ECONOMIC activity in the north is expected to slow this year as consumers start to feel the pinch of inflation, according to a report.

Danske Banke's latest quarterly sectoral forecasts predict that consumer price inflation will rise from its current rate of 1.8 per cent to around 2.5 or 3 per cent in the second half of 2017.

Although the Northern Ireland economy enjoyed a solid performance last year with overall growth of 1.5 per cent, the strongest rate since 2007, this year GVA growth is expected to drop to 0.8 per cent.

As the post-referendum picture is still emerging, uncertainty around Brexit is also set to impact future investment levels, which will in turn hit jobs in the manufacturing and construction sectors heavily this year.

Danske Bank analysts anticipate 800 job losses in construction and 700 in manufacturing by the end of the year.

Agricultural employment, on the other hand, is expected to increase modestly this year and in 2018 as the fall in the exchange rate makes produce prices more competitive.

And public sector job losses are also expected to continue to be a net drag on employment growth over the short and medium-term as continued austerity measures impact on departmental funding.

It is also important to note that Stormont is yet to produce a budget for the year, having a knock-on affect to financial support that can be offered to certain industries, such as agriculture.

Around 1,700 job losses in the public administration and defence sectors are forecast for 2017 and a further 1,400 losses in 2018.

One positive to come out of the Brexit vote that is expected to continue this year is the fall in the value of the pound increasing exports.

Nationally, business investment had slowed prior to the referendum as uncertainty weighed on corporate confidence; capital spending is estimated to have fallen by 1.5 per cent in 2016, after rising by slightly more than 5 per cent in 2015.

Though the corporate sector continues to enjoy a strong financial position, Brexit-related uncertainty is likely to persist with some firms set to postpone capital spending until the UK's future trading relationship with the EU becomes clearer.

Taking this into account, Danske Bank's analysts expect only a very gradual recovery in business investment within the UK to around 1.1 per cent this year and 2.4 per cent in 2018.

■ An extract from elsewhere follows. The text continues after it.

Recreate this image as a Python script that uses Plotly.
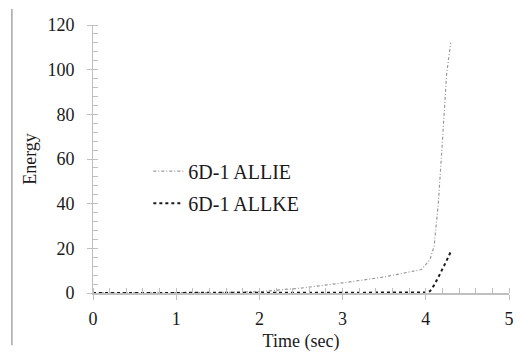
import plotly.graph_objects as go

# Data
t_ie = [0, 0.5, 1.0, 1.5, 2.0, 2.5, 3.0, 3.5, 3.95, 4.05, 4.1, 4.15, 4.2, 4.25, 4.3]
e_ie = [0, 0.02, 0.05, 0.2, 0.6, 2.2, 4.5, 7.2, 10.5, 15, 21, 40, 68, 98, 112]
t_ke = [0, 1.0, 2.0, 3.0, 4.0, 4.05, 4.1, 4.15, 4.2, 4.25, 4.3]
e_ke = [0, 0, 0, 0, 0.2, 0.8, 3.5, 7, 10.5, 14.5, 18.5]
name_ie = "6D-1 ALLIE"
name_ke = "6D-1 ALLKE"
x_ticks = [0, 1, 2, 3, 4, 5]
y_ticks = [0, 20, 40, 60, 80, 100, 120]

font = "Liberation Serif, Times New Roman, serif"
axcol = "#bfbfbf"
fs = 18

fig = go.Figure()
fig.add_trace(go.Scatter(x=t_ie, y=e_ie, mode="lines", name=name_ie,
                         line=dict(color="#999999", width=1.2, dash="3px,2px,1px,2px"),
                         legend="legend"))
fig.add_trace(go.Scatter(x=t_ke, y=e_ke, mode="lines", name=name_ke,
                         line=dict(color="#1a1a1a", width=2, dash="dot"),
                         legend="legend2"))

fig.update_layout(
    width=528, height=353,
    margin=dict(l=93, r=19, t=25, b=60, autoexpand=False),
    paper_bgcolor="white", plot_bgcolor="white",
    font=dict(family=font, size=fs, color="#1a1a1a"),
    legend=dict(x=0.133, y=0.455, xanchor="left", yanchor="middle",
                bgcolor="rgba(0,0,0,0)", font=dict(size=20, family=font)),
    legend2=dict(x=0.133, y=0.335, xanchor="left", yanchor="middle",
                 bgcolor="rgba(0,0,0,0)", font=dict(size=20, family=font)),
    xaxis=dict(range=[0, 5], tickvals=x_ticks, showgrid=False, zeroline=False,
               showline=True, linecolor=axcol, linewidth=1.5, automargin=False,
               ticks="outside", ticklen=5, tickcolor=axcol, tickwidth=1,
               ticklabelstandoff=4,
               minor=dict(dtick=0.2, ticks="inside", ticklen=5, tickcolor=axcol),
               title=dict(text="Time (sec)", font=dict(size=fs, family=font), standoff=6),
               tickfont=dict(size=fs, family=font)),
    yaxis=dict(range=[0, 120], tickvals=y_ticks, showgrid=False, zeroline=False,
               showline=True, linecolor=axcol, linewidth=1, automargin=False,
               ticks="outside", ticklen=5, tickcolor=axcol, tickwidth=1,
               ticklabelstandoff=9,
               minor=dict(dtick=4, ticks="inside", ticklen=5, tickcolor=axcol),
               title=dict(text="Energy", font=dict(size=fs, family=font), standoff=6),
               tickfont=dict(size=fs, family=font)),
    xaxis2=dict(range=[0, 5], tickvals=x_ticks, overlaying="x", side="bottom",
                anchor="y", showticklabels=False, showgrid=False, zeroline=False,
                ticks="inside", ticklen=5, tickcolor=axcol, showline=False, automargin=False),
    yaxis2=dict(range=[0, 120], tickvals=y_ticks, overlaying="y", side="left",
                anchor="x", showticklabels=False, showgrid=False, zeroline=False,
                ticks="inside", ticklen=5, tickcolor=axcol, showline=False, automargin=False),
    shapes=[dict(type="line", xref="paper", yref="paper",
                 x0=-0.195, x1=-0.195, y0=-0.195, y1=1.06,
                 line=dict(color="#a6a6a6", width=1.5))],
)
# dummy trace to activate overlay axes for inside major ticks
fig.add_trace(go.Scatter(x=[None], y=[None], xaxis="x2", yaxis="y2", showlegend=False, hoverinfo="skip"))

fig.write_html("out.html")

Looking at other risks and uncertainties which could impact the north's economy in the future, political instability in the wake of fresh Stormont elections could negatively effect growth and the perception of instability risk discouraging potential foreign investors.

Alongside Brexit, the potential for further austerity measures being implemented by the UK government also poses a threat to Northern Ireland's economy.

Constantly falling short of fiscal targets since the financial downturn, government figures may opt for further cuts if future tax revenues disappoint.